**Goal of the exercise**:
Go through the data and copy every line exactly, but not the images.

**Collected data**:

=-=-=

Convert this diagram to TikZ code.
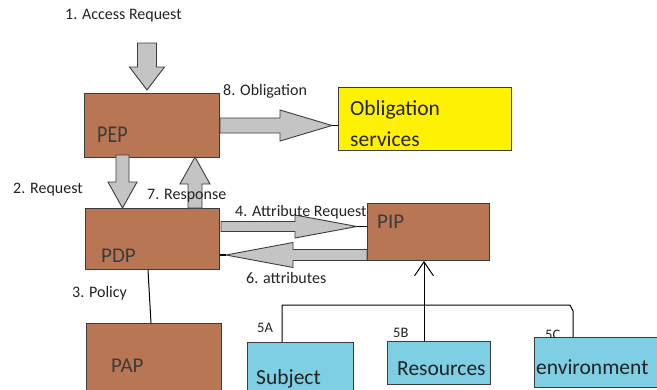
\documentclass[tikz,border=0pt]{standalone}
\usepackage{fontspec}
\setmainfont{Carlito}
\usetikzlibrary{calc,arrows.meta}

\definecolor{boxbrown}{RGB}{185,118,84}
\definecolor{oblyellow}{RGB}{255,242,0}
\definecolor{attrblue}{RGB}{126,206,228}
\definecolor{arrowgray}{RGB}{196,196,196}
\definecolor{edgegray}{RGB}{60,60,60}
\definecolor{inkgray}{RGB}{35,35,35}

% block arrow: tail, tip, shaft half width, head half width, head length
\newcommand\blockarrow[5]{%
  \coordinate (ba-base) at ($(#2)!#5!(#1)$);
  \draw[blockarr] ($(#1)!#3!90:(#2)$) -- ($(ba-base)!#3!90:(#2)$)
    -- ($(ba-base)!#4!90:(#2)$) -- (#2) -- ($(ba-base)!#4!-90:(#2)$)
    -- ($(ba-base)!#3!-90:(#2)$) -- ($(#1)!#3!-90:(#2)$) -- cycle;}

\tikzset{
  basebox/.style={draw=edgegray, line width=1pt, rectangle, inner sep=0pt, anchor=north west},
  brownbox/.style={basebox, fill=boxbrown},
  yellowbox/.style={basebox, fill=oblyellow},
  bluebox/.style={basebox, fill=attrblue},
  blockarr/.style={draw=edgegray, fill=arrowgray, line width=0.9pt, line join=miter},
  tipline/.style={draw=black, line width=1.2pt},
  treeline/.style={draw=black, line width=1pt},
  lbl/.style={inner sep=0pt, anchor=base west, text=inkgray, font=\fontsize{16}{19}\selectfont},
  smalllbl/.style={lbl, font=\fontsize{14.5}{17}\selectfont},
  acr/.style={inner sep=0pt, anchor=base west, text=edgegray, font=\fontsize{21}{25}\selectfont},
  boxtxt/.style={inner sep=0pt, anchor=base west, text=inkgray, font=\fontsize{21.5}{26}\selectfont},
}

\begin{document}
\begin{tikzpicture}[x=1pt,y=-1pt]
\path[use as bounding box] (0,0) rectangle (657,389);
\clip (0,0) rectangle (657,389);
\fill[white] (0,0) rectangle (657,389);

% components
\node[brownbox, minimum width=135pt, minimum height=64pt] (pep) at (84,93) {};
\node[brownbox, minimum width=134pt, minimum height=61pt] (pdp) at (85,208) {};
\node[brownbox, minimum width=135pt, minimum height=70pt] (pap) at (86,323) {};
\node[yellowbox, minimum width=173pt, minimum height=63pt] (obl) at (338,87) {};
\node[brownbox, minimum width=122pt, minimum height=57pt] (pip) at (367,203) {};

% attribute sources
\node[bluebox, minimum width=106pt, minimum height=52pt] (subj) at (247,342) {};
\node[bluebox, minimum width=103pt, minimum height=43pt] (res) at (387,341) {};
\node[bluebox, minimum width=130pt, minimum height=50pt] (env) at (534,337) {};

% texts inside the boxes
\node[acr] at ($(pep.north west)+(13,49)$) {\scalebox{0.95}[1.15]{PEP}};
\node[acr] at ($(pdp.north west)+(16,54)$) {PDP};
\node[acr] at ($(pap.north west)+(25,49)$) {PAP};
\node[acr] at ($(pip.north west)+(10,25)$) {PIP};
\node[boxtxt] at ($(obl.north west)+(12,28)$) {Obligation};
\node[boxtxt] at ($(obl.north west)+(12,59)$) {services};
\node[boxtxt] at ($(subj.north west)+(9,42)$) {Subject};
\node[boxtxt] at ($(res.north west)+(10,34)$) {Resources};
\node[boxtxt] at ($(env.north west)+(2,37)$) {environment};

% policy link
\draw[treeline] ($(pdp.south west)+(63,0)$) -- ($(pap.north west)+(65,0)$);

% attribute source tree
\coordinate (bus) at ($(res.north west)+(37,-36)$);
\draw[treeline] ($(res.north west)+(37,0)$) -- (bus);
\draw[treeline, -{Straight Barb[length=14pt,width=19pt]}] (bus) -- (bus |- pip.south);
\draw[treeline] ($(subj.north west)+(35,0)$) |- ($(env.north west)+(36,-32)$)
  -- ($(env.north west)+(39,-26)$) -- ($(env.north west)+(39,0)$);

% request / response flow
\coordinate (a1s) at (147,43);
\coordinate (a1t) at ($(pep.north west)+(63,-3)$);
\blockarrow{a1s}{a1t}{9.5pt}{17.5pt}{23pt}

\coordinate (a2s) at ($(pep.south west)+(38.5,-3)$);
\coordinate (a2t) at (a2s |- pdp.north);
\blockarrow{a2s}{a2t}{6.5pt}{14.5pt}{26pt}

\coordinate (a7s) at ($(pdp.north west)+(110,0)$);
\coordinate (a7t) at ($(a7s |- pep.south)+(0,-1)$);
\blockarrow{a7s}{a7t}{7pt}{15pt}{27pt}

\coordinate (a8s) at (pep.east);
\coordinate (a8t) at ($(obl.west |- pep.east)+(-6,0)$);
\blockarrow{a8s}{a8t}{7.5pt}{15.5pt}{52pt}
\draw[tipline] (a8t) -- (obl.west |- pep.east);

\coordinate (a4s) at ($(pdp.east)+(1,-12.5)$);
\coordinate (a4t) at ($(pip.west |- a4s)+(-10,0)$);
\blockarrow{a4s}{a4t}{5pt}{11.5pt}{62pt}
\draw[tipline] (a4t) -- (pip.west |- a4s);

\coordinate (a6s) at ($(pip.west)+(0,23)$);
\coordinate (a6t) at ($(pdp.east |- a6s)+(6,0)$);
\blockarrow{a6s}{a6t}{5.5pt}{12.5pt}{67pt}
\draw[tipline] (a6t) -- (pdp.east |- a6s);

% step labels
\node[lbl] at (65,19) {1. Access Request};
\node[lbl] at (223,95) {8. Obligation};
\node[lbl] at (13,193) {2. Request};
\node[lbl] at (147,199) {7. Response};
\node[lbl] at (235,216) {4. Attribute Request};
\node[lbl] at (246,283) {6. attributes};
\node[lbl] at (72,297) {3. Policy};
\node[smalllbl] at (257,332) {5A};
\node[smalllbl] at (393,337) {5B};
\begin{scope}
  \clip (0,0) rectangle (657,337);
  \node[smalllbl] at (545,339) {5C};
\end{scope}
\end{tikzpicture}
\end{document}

=-=-=

**Answer for the task**:
Convert this diagram to TikZ code.
\documentclass[tikz,border=0pt]{standalone}
\usepackage{fontspec}
\setmainfont{Carlito}
\usetikzlibrary{calc,arrows.meta}

\definecolor{boxbrown}{RGB}{185,118,84}
\definecolor{oblyellow}{RGB}{255,242,0}
\definecolor{attrblue}{RGB}{126,206,228}
\definecolor{arrowgray}{RGB}{196,196,196}
\definecolor{edgegray}{RGB}{60,60,60}
\definecolor{inkgray}{RGB}{35,35,35}

% block arrow: tail, tip, shaft half width, head half width, head length
\newcommand\blockarrow[5]{%
  \coordinate (ba-base) at ($(#2)!#5!(#1)$);
  \draw[blockarr] ($(#1)!#3!90:(#2)$) -- ($(ba-base)!#3!90:(#2)$)
    -- ($(ba-base)!#4!90:(#2)$) -- (#2) -- ($(ba-base)!#4!-90:(#2)$)
    -- ($(ba-base)!#3!-90:(#2)$) -- ($(#1)!#3!-90:(#2)$) -- cycle;}

\tikzset{
  basebox/.style={draw=edgegray, line width=1pt, rectangle, inner sep=0pt, anchor=north west},
  brownbox/.style={basebox, fill=boxbrown},
  yellowbox/.style={basebox, fill=oblyellow},
  bluebox/.style={basebox, fill=attrblue},
  blockarr/.style={draw=edgegray, fill=arrowgray, line width=0.9pt, line join=miter},
  tipline/.style={draw=black, line width=1.2pt},
  treeline/.style={draw=black, line width=1pt},
  lbl/.style={inner sep=0pt, anchor=base west, text=inkgray, font=\fontsize{16}{19}\selectfont},
  smalllbl/.style={lbl, font=\fontsize{14.5}{17}\selectfont},
  acr/.style={inner sep=0pt, anchor=base west, text=edgegray, font=\fontsize{21}{25}\selectfont},
  boxtxt/.style={inner sep=0pt, anchor=base west, text=inkgray, font=\fontsize{21.5}{26}\selectfont},
}

\begin{document}
\begin{tikzpicture}[x=1pt,y=-1pt]
\path[use as bounding box] (0,0) rectangle (657,389);
\clip (0,0) rectangle (657,389);
\fill[white] (0,0) rectangle (657,389);

% components
\node[brownbox, minimum width=135pt, minimum height=64pt] (pep) at (84,93) {};
\node[brownbox, minimum width=134pt, minimum height=61pt] (pdp) at (85,208) {};
\node[brownbox, minimum width=135pt, minimum height=70pt] (pap) at (86,323) {};
\node[yellowbox, minimum width=173pt, minimum height=63pt] (obl) at (338,87) {};
\node[brownbox, minimum width=122pt, minimum height=57pt] (pip) at (367,203) {};

% attribute sources
\node[bluebox, minimum width=106pt, minimum height=52pt] (subj) at (247,342) {};
\node[bluebox, minimum width=103pt, minimum height=43pt] (res) at (387,341) {};
\node[bluebox, minimum width=130pt, minimum height=50pt] (env) at (534,337) {};

% texts inside the boxes
\node[acr] at ($(pep.north west)+(13,49)$) {\scalebox{0.95}[1.15]{PEP}};
\node[acr] at ($(pdp.north west)+(16,54)$) {PDP};
\node[acr] at ($(pap.north west)+(25,49)$) {PAP};
\node[acr] at ($(pip.north west)+(10,25)$) {PIP};
\node[boxtxt] at ($(obl.north west)+(12,28)$) {Obligation};
\node[boxtxt] at ($(obl.north west)+(12,59)$) {services};
\node[boxtxt] at ($(subj.north west)+(9,42)$) {Subject};
\node[boxtxt] at ($(res.north west)+(10,34)$) {Resources};
\node[boxtxt] at ($(env.north west)+(2,37)$) {environment};

% policy link
\draw[treeline] ($(pdp.south west)+(63,0)$) -- ($(pap.north west)+(65,0)$);

% attribute source tree
\coordinate (bus) at ($(res.north west)+(37,-36)$);
\draw[treeline] ($(res.north west)+(37,0)$) -- (bus);
\draw[treeline, -{Straight Barb[length=14pt,width=19pt]}] (bus) -- (bus |- pip.south);
\draw[treeline] ($(subj.north west)+(35,0)$) |- ($(env.north west)+(36,-32)$)
  -- ($(env.north west)+(39,-26)$) -- ($(env.north west)+(39,0)$);

% request / response flow
\coordinate (a1s) at (147,43);
\coordinate (a1t) at ($(pep.north west)+(63,-3)$);
\blockarrow{a1s}{a1t}{9.5pt}{17.5pt}{23pt}

\coordinate (a2s) at ($(pep.south west)+(38.5,-3)$);
\coordinate (a2t) at (a2s |- pdp.north);
\blockarrow{a2s}{a2t}{6.5pt}{14.5pt}{26pt}

\coordinate (a7s) at ($(pdp.north west)+(110,0)$);
\coordinate (a7t) at ($(a7s |- pep.south)+(0,-1)$);
\blockarrow{a7s}{a7t}{7pt}{15pt}{27pt}

\coordinate (a8s) at (pep.east);
\coordinate (a8t) at ($(obl.west |- pep.east)+(-6,0)$);
\blockarrow{a8s}{a8t}{7.5pt}{15.5pt}{52pt}
\draw[tipline] (a8t) -- (obl.west |- pep.east);

\coordinate (a4s) at ($(pdp.east)+(1,-12.5)$);
\coordinate (a4t) at ($(pip.west |- a4s)+(-10,0)$);
\blockarrow{a4s}{a4t}{5pt}{11.5pt}{62pt}
\draw[tipline] (a4t) -- (pip.west |- a4s);

\coordinate (a6s) at ($(pip.west)+(0,23)$);
\coordinate (a6t) at ($(pdp.east |- a6s)+(6,0)$);
\blockarrow{a6s}{a6t}{5.5pt}{12.5pt}{67pt}
\draw[tipline] (a6t) -- (pdp.east |- a6s);

% step labels
\node[lbl] at (65,19) {1. Access Request};
\node[lbl] at (223,95) {8. Obligation};
\node[lbl] at (13,193) {2. Request};
\node[lbl] at (147,199) {7. Response};
\node[lbl] at (235,216) {4. Attribute Request};
\node[lbl] at (246,283) {6. attributes};
\node[lbl] at (72,297) {3. Policy};
\node[smalllbl] at (257,332) {5A};
\node[smalllbl] at (393,337) {5B};
\begin{scope}
  \clip (0,0) rectangle (657,337);
  \node[smalllbl] at (545,339) {5C};
\end{scope}
\end{tikzpicture}
\end{document}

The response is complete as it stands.